Access to Social Media in Criminal Cases

A recent article was published which discussed a New York judge’s decision to allow prosecutors to access tweets without a warrant. The case involved a defendant charged with disorderly conduct for his protest on the Brooklyn Bridge as part of the Occupy Wall Street movement. The judge ruled that a prosecutor may access tweets on your Twitter account, even deleted ones, without a warrant because it is public information owned by a third party. You may read the full article here: Your Tweets Can Be Subpoenaed.

Often technology moves faster than the legislatures can keep up, leaving court’s to try and create analogies to old laws and cases. For instance, in the case above, the court reasoned that bank records have been considered public records by the courts for a long time, and that likewise because tweets are accessible by the public, they too are public records. 1 Because only a subpoena is needed for a bank record, the judge found that only a subpoena would be needed for access to a Twitter account. However, defense counsel thought a better analogy would be to recent court decisions involving GPS tracking devices. The Supreme Court has held that while an individual’s location on the street is public knowledge, police cannot gather information from a GPS device without first getting a warrant. (You may access this case here: Justices Say GPS Tracker Violated Privacy Rights)

This case may have come out differently had it been decided in Pennsylvania because Pennsylvania provides for greater protections to an individual’s privacy than the federal government. An argument could be made under the Pennsylvania Constitution that access to Twitter and Facebook accounts without a warrant is an invasion of privacy. Not all Twitter and Facebook accounts are open to the public. Many users specifically block access to their information so that only certain friends and family can access it.

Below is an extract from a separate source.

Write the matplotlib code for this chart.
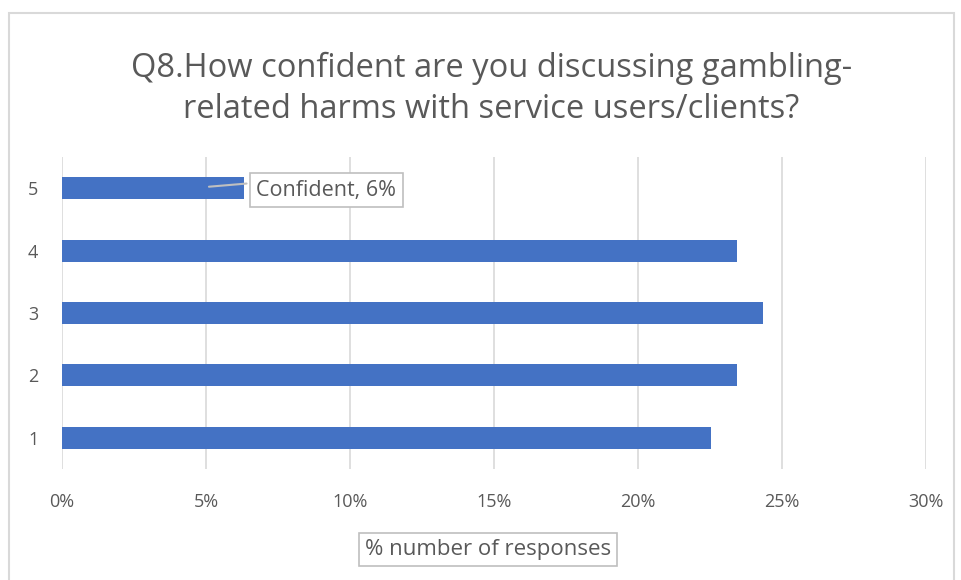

If a court in Pennsylvania were to analogize this to the way courts have looked at bank records, a warrant may be required. Bank records are personalized, private information about an individual, held by a third party, the bank. It is true that bank employees have access to an account holder’s bank statements and information. However, it is unlikely that a bank employee is closely scrutinizing your entire record. Rather they see perhaps one statement or transaction at a time. The culmination of information that can be gathered about a person from examining months or years of their bank records is vast. You can learn their daily habits, where they go on vacation, what type of entertainment they enjoy, what products they purchase, and so on. Thus, the courts have reasoned that the constitutionally recognized right to privacy in one’s bank records is based on the content of that information and in the specific aspects of one’s private life that might be revealed by divulging into this information. Thus, it would be an invasion of someone’s privacy if the government could gather this information without a warrant supported by probable cause. 2

Likewise, some members of the public have access to an individual’s social media website or profile, such as family members, friends and the third-party who owns the website. Most users must grant someone permission before their accounts can be viewed by that person. Like a bank record, individual entries on a Twitter or Facebook page are unlikely to reveal much about a person. However, when their entire account is reviewed, including things that have been deleted, this allows the government to divulge into a person’s private life. This is an invasion of privacy and should be protected by the Constitution of Pennsylvania.

1 The Pennsylvania courts extend greater protection to bank records under the Pennsylvania Constitution than the U.S. Constitution and federal courts. The court found that an individual has a reasonable expectation of privacy in his bank records. See Commonwealth v. DeJohn, 486 Pa. 32 (1979).
2 The reasoning in this paragraph comes from the following cases: Commonwealth v. Duncan, 752 A.2d 404 (Pa.Super. 2000); Commonwealth v. DeJohn, 486 Pa. 32 (1979).